THE PROBLEM: Scan the entries below for the word "seaborn". Copy each line that has it.

RECORDS FOR THIS TASK:
********************
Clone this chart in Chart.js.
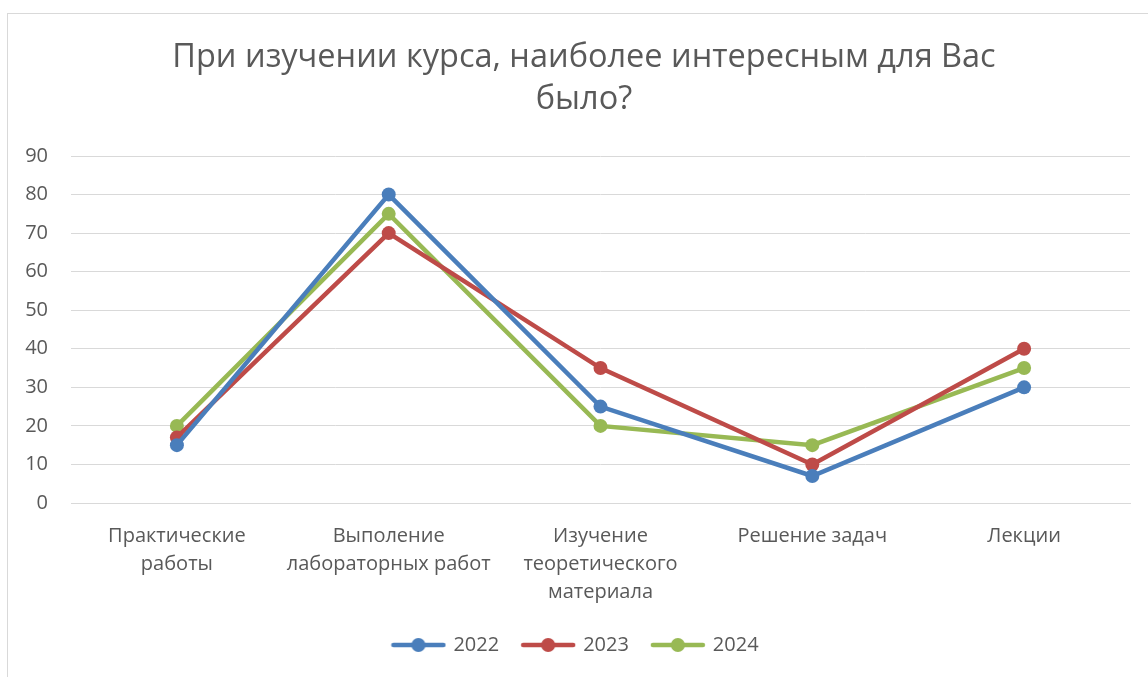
<!DOCTYPE html>
<html>
<head>
<meta charset="utf-8">
<script src="https://cdn.jsdelivr.net/npm/chart.js@4.4.0/dist/chart.umd.min.js"></script>
<style>
  html, body { margin: 0; padding: 0; background: #fff; overflow: hidden; }
  #frame { position: absolute; left: 7px; top: 13px; width: 1200px; height: 700px; border: 1px solid #d9d9d9; box-sizing: border-box; }
  #wrap { position: absolute; left: 0; top: 0; width: 1168px; height: 677px; }
</style>
</head>
<body>
<div id="frame"></div>
<div id="wrap"><canvas id="chart"></canvas></div>
<script>
const categories = [
  ['Практические', 'работы'],
  ['Выполение', 'лабораторных работ'],
  ['Изучение', 'теоретического', 'материала'],
  ['Решение задач'],
  ['Лекции']
];
const years = ['2022', '2023', '2024'];
const values2022 = [15, 80, 25, 7, 30];
const values2023 = [17, 70, 35, 10, 40];
const values2024 = [20, 75, 20, 15, 35];
const colors = ['#4a7ebb', '#be4b48', '#98b954'];
const titleLines = ['При изучении курса, наиболее интересным для Вас', 'было?'];

const FONT = "'Open Sans', 'Noto Sans', sans-serif";
const TEXT = '#595959';

// legend marker: short line with a dot in the middle
function legendIcon(color) {
  const c = document.createElement('canvas');
  c.width = 56; c.height = 16;
  const g = c.getContext('2d');
  g.strokeStyle = color;
  g.lineWidth = 4.5;
  g.lineCap = 'round';
  g.beginPath(); g.moveTo(3, 8); g.lineTo(53, 8); g.stroke();
  g.fillStyle = color;
  g.beginPath(); g.arc(28, 8, 7, 0, Math.PI * 2); g.fill();
  return c;
}

function series(label, data, color) {
  return {
    label: label,
    data: data,
    borderColor: color,
    backgroundColor: color,
    borderWidth: 4.5,
    pointRadius: 7,
    pointHoverRadius: 7,
    pointBorderWidth: 0,
    pointStyle: 'circle',
    tension: 0,
    fill: false
  };
}

// title drawn by hand so it sits over the middle of the frame
const titlePlugin = {
  id: 'frameTitle',
  afterDraw(chart) {
    const ctx = chart.ctx;
    ctx.save();
    ctx.fillStyle = TEXT;
    ctx.font = "32.5px " + FONT;
    ctx.textAlign = 'center';
    ctx.textBaseline = 'middle';
    titleLines.forEach(function(line, i) {
      ctx.fillText(line, 584, 58 + i * 42);
    });
    ctx.restore();
  }
};

const datasets = [
  series(years[0], values2022, colors[0]),
  series(years[1], values2023, colors[1]),
  series(years[2], values2024, colors[2])
];
const icons = colors.map(legendIcon);

new Chart(document.getElementById('chart'), {
  type: 'line',
  data: { labels: categories, datasets: datasets },
  plugins: [titlePlugin],
  options: {
    responsive: true,
    maintainAspectRatio: false,
    animation: false,
    layout: { padding: { left: 22, right: 38, top: 156, bottom: 12 } },
    plugins: {
      title: { display: false },
      legend: {
        position: 'bottom',
        labels: {
          color: TEXT,
          font: { family: FONT, size: 20 },
          usePointStyle: true,
          pointStyleWidth: 50,
          padding: 24,
          generateLabels: function(chart) {
            return chart.data.datasets.map(function(ds, i) {
              return {
                text: ds.label,
                pointStyle: icons[i],
                fillStyle: ds.borderColor,
                strokeStyle: ds.borderColor,
                lineWidth: 0,
                fontColor: TEXT,
                datasetIndex: i
              };
            });
          }
        }
      },
      tooltip: { enabled: false }
    },
    scales: {
      x: {
        offset: true,
        grid: { display: false, offset: true },
        border: { display: true, color: '#d9d9d9' },
        ticks: {
          color: TEXT,
          font: { family: FONT, size: 20, lineHeight: 1.4 },
          padding: 11,
          maxRotation: 0,
          autoSkip: false
        },
        afterFit: function(scale) { scale.height = 108; }
      },
      y: {
        min: 0,
        max: 90,
        ticks: {
          stepSize: 10,
          color: TEXT,
          font: { family: FONT, size: 20 },
          padding: 23
        },
        grid: { color: '#d9d9d9', lineWidth: 1, drawTicks: false },
        border: { display: false },
        afterFit: function(scale) { scale.width = 49; }
      }
    }
  }
});
</script>
</body>
</html>
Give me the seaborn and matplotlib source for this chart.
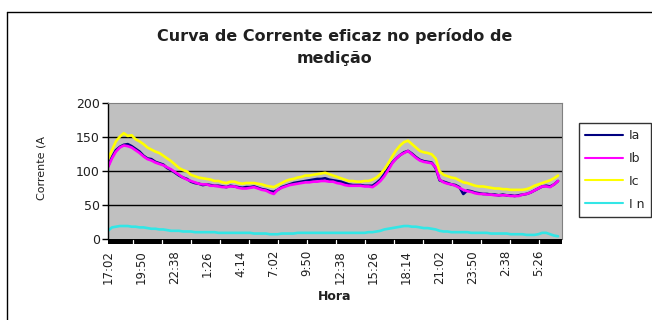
import numpy as np
import pandas as pd
import seaborn as sns
import matplotlib
matplotlib.use("Agg")
import matplotlib.pyplot as plt
from matplotlib.patches import Rectangle
from matplotlib.lines import Line2D

# Medição a cada 20 minutos a partir das 17:02
passo_min = 20

ia = [107, 120, 130, 135, 138, 139, 136, 132, 128, 122, 118, 117, 113, 111, 109, 104, 101, 97, 93, 90,
      88, 84, 82, 81, 79, 80, 79, 78, 78, 77, 76, 78, 77, 76, 75, 76, 76, 77, 75, 73,
      72, 70, 69, 72, 76, 78, 80, 82, 83, 84, 85, 86, 87, 88, 88, 89, 87, 86, 85, 84,
      82, 80, 79, 79, 79, 78, 78, 78, 82, 87, 95, 104, 112, 118, 123, 127, 129, 125, 120, 116,
      114, 113, 112, 104, 86, 84, 82, 80, 79, 76, 66, 71, 70, 68, 67, 66, 66, 65, 65, 64,
      65, 64, 64, 63, 64, 65, 66, 68, 71, 74, 77, 78, 77, 80, 85]
ib = [105, 118, 128, 134, 137, 136, 134, 130, 126, 121, 117, 115, 112, 110, 108, 105, 102, 98, 94, 90,
      87, 85, 83, 81, 80, 80, 78, 78, 77, 76, 76, 77, 77, 75, 74, 74, 75, 76, 74, 72,
      71, 68, 66, 72, 75, 77, 79, 80, 81, 82, 83, 83, 84, 84, 85, 85, 84, 84, 82, 81,
      79, 78, 78, 78, 78, 77, 77, 76, 80, 85, 92, 101, 111, 118, 123, 126, 129, 124, 119, 115,
      113, 112, 111, 105, 87, 83, 81, 80, 78, 75, 72, 70, 69, 67, 66, 66, 65, 65, 64, 64,
      64, 64, 63, 63, 63, 65, 66, 68, 71, 74, 77, 77, 76, 80, 85]
ic = [117, 130, 143, 150, 155, 151, 152, 146, 143, 139, 134, 131, 128, 126, 122, 118, 114, 109, 104, 101,
      99, 94, 92, 90, 89, 88, 87, 85, 85, 83, 82, 84, 84, 82, 81, 82, 82, 82, 81, 80,
      78, 77, 76, 79, 82, 85, 87, 88, 90, 91, 93, 93, 94, 95, 96, 97, 95, 93, 91, 89,
      87, 85, 85, 84, 84, 85, 85, 87, 90, 95, 102, 111, 121, 130, 137, 142, 144, 139, 134, 129,
      127, 126, 124, 118, 99, 94, 92, 90, 89, 86, 83, 82, 80, 78, 77, 77, 76, 75, 74, 74,
      73, 73, 72, 72, 72, 72, 73, 75, 78, 80, 82, 84, 86, 89, 93]
i_n = [12, 17, 18, 19, 19, 19, 18, 18, 17, 17, 16, 15, 15, 14, 14, 13, 12, 12, 12, 11,
       11, 11, 10, 10, 10, 10, 10, 10, 9, 9, 9, 9, 9, 9, 9, 9, 9, 8, 8, 8,
       8, 7, 7, 7, 8, 8, 8, 8, 9, 9, 9, 9, 9, 9, 9, 9, 9, 9, 9, 9,
       9, 9, 9, 9, 9, 9, 10, 10, 11, 12, 14, 15, 16, 17, 18, 19, 19, 18, 18, 17,
       16, 16, 15, 14, 12, 11, 11, 10, 10, 10, 10, 10, 9, 9, 9, 9, 9, 8, 8, 8,
       8, 8, 7, 7, 7, 7, 6, 6, 6, 7, 9, 9, 7, 5, 4]

fases = ["Ia", "Ib", "Ic", "In"]
rotulos_legenda = ["Ia", "Ib", "Ic", "I n"]
cores = ["#000080", "#FF00FF", "#FFFF00", "#33E6E6"]

rotulos_hora = ["17:02", "19:50", "22:38", "1:26", "4:14", "7:02", "9:50",
                "12:38", "15:26", "18:14", "21:02", "23:50", "2:38", "5:26"]
intervalo_rotulo_min = 168
duracao_min = 2300

titulo = "Curva de Corrente eficaz no período de\nmedição"
rotulo_y = "Corrente (A"
rotulo_x = "Hora"

tempo = np.arange(len(ia)) * passo_min
df = pd.concat([
    pd.DataFrame({"t": tempo, "corrente": vals, "fase": nome})
    for nome, vals in zip(fases, [ia, ib, ic, i_n])
], ignore_index=True)

sns.set_style("white")
plt.rcParams["font.family"] = ["DejaVu Sans"]

W, H = 652, 320
fig = plt.figure(figsize=(W / 100, H / 100), dpi=100)
fig.patch.set_facecolor("white")

x0, x1 = 108, 562
y_top, y_bot = 102.5, 239
ax = fig.add_axes([x0 / W, 1 - y_bot / H, (x1 - x0) / W, (y_bot - y_top) / H])
ax.set_facecolor("#C0C0C0")

sns.lineplot(data=df, x="t", y="corrente", hue="fase", hue_order=fases,
             palette=dict(zip(fases, cores)), linewidth=1.9, ax=ax, legend=False)

ax.set_xlim(0, duracao_min)
ax.set_ylim(0, 200)
ax.set_yticks([0, 50, 100, 150, 200])
for v in [50, 100, 150]:
    ax.axhline(v, color="black", linewidth=1.0, zorder=1)

for s in ["top", "right"]:
    ax.spines[s].set_color("#808080")
    ax.spines[s].set_linewidth(0.8)
ax.spines["left"].set_color("black")
ax.spines["left"].set_linewidth(1.0)
ax.spines["bottom"].set_visible(False)

ax.tick_params(axis="y", direction="out", length=4, width=1, color="black",
               labelsize=9, labelcolor="#202020", pad=2, left=True)
ax.set_xticks(np.arange(len(rotulos_hora)) * intervalo_rotulo_min)
ax.set_xticklabels(rotulos_hora, rotation=90, fontsize=8.5, color="#202020")
ax.tick_params(axis="x", length=0, pad=8)

# faixa preta do eixo das categorias
band_h = 5 / (y_bot - y_top)
ax.add_patch(Rectangle((0, -band_h), 1, band_h, transform=ax.transAxes,
                       facecolor="black", edgecolor="none", clip_on=False, zorder=5))
for px in np.arange(133, 562, 29.0):
    fx = (px - x0) / (x1 - x0)
    ax.add_line(Line2D([fx, fx], [-band_h, -0.006], transform=ax.transAxes,
                       color="white", linewidth=0.9, clip_on=False, zorder=6))

ax.set_xlabel("")
ax.set_ylabel("")
fig.text(335 / W, 1 - 297 / H, rotulo_x, ha="center", va="center",
         fontsize=9, fontweight="bold", color="#202020")
fig.text(41 / W, 1 - 168 / H, rotulo_y, ha="center", va="center", rotation=90,
         fontsize=8, color="#202020")
fig.text(335 / W, 1 - 47 / H, titulo, ha="center", va="center",
         fontsize=11.5, fontweight="bold", color="#202020", linespacing=1.55)

# legenda
handles = [Line2D([], [], color=c, linewidth=1.5) for c in cores]
leg = fig.legend(handles, rotulos_legenda, loc="upper left",
                 bbox_to_anchor=(579 / W, 1 - 123 / H), frameon=True, fancybox=False,
                 fontsize=9, handlelength=3.0, handletextpad=0.5, labelspacing=0.78,
                 borderpad=0.5, borderaxespad=0)
leg.get_frame().set_edgecolor("black")
leg.get_frame().set_linewidth(1.0)

# moldura externa
fig.add_artist(Line2D([7 / W, 1], [1 - 12 / H, 1 - 12 / H], transform=fig.transFigure,
                      color="black", linewidth=1.0))
fig.add_artist(Line2D([7 / W, 7 / W], [0, 1 - 12 / H], transform=fig.transFigure,
                      color="black", linewidth=1.0))

fig.savefig("out.png", dpi=100)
********************
ANSWER TO THE TASK:
Give me the seaborn and matplotlib source for this chart.
import seaborn as sns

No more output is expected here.